A Quick Update: Apple, Privacy, and the All Writs Act of 1789

Publication Type: 
Other Writing
Publication Date: 
October 30, 2015

Here’s the latest in the encryption case we’ve been writing about in which the Justice Department is asking Magistrate Judge James Orenstein to order Apple to unlock a criminal defendant’s passcode-protected iPhone. The government seized and has authority to search the phone pursuant to a search warrant. Rather than promptly grant the request (as other magistrates have done), Judge Orenstein expressed doubt that the law the government is relying on, the All Writs Act of 1789 (AWA), in fact authorizes him to enter such an order. After receiving briefing from Apple and the DOJ, Judge Orensteinheard oral arguments from both sides on Monday. He then invited them to submit additional briefing to address issues raised during the hearing.

On Wednesday, Apple and the government each submitted a brief. Their filings analyzed prior cases involving when and whether private actors who are not parties to a case can be subjected to orders compelling them to assist law enforcement. Apple argued that none of the cases discussed at the hearing support “the notion that a non-party can be conscripted into providing services for the government.” By contrast, the DOJ stated that “there is … no impropriety in requiring civilian assistance [to law enforcement] under the All Writs Act.” It said that the AWA is so expansive in scope that a court can impose an order on anyone over whom it has properly exercised jurisdiction, and that Apple satisfies that standard here because it made and provided the iPhone, iOS software, and related services to the defendant. 

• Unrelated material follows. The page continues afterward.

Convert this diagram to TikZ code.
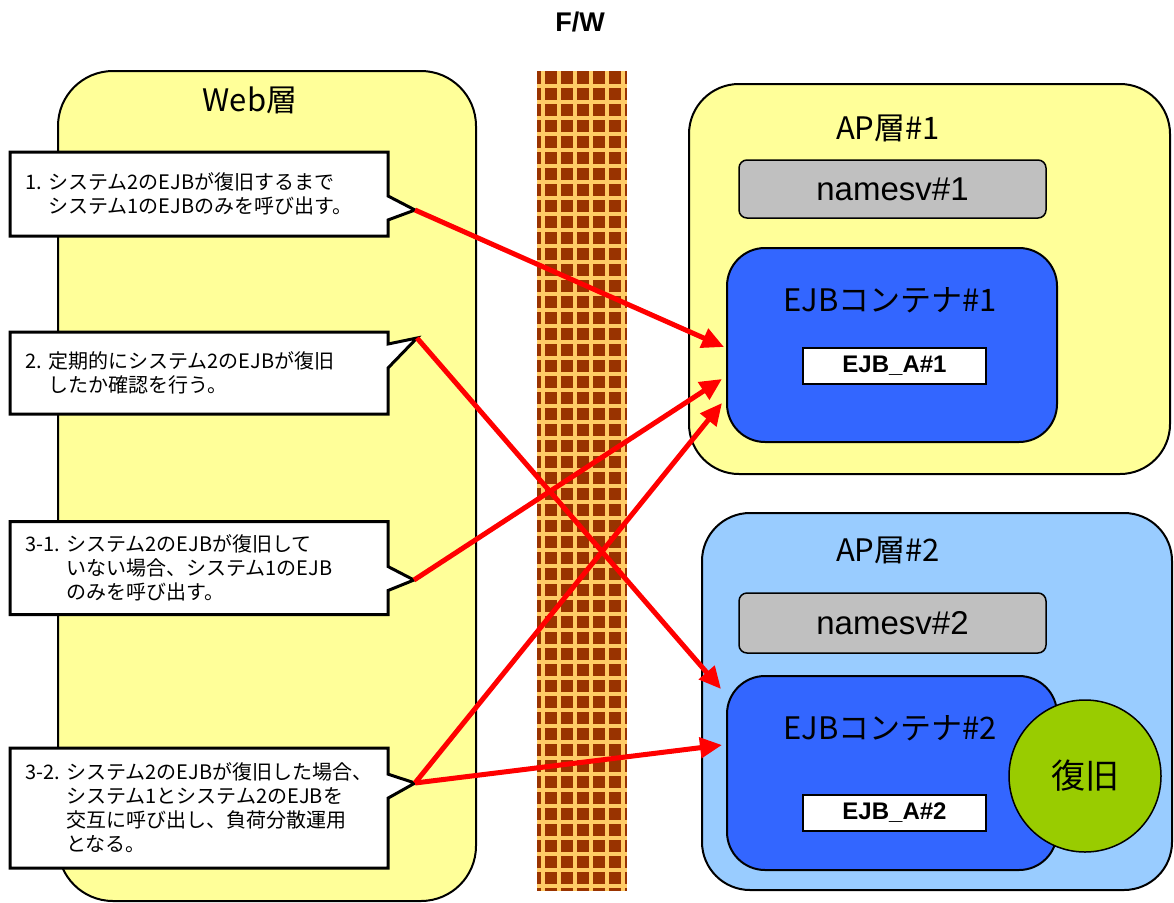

The parties’ briefs also discussed whether Apple qualifies as an “information services provider” under a federal law called the Communications Assistance for Law Enforcement Act, more commonly known as CALEA. This matters because CALEA requires telecommunications carriers — but explicitly exempts information services providers — from having to build “backdoors” for law enforcement access into their equipment. (“Information services” allow customers to create, store, and retrieve information via telecommunications, including things like instant messaging services and cloud storage providers.) Judge Orenstein previously suggested that CALEA would effectively preclude an unlocking order to Apple under the AWA. That’s because the AWA operates as a “gap-filling” statute that comes into play only where no other statute applies. Judge Orenstein’s earlier order reasoned that CALEA applies, and the AWA cannot force Apple to give the government access to the defendant’s iPhone if Congress didn’t say so in CALEA.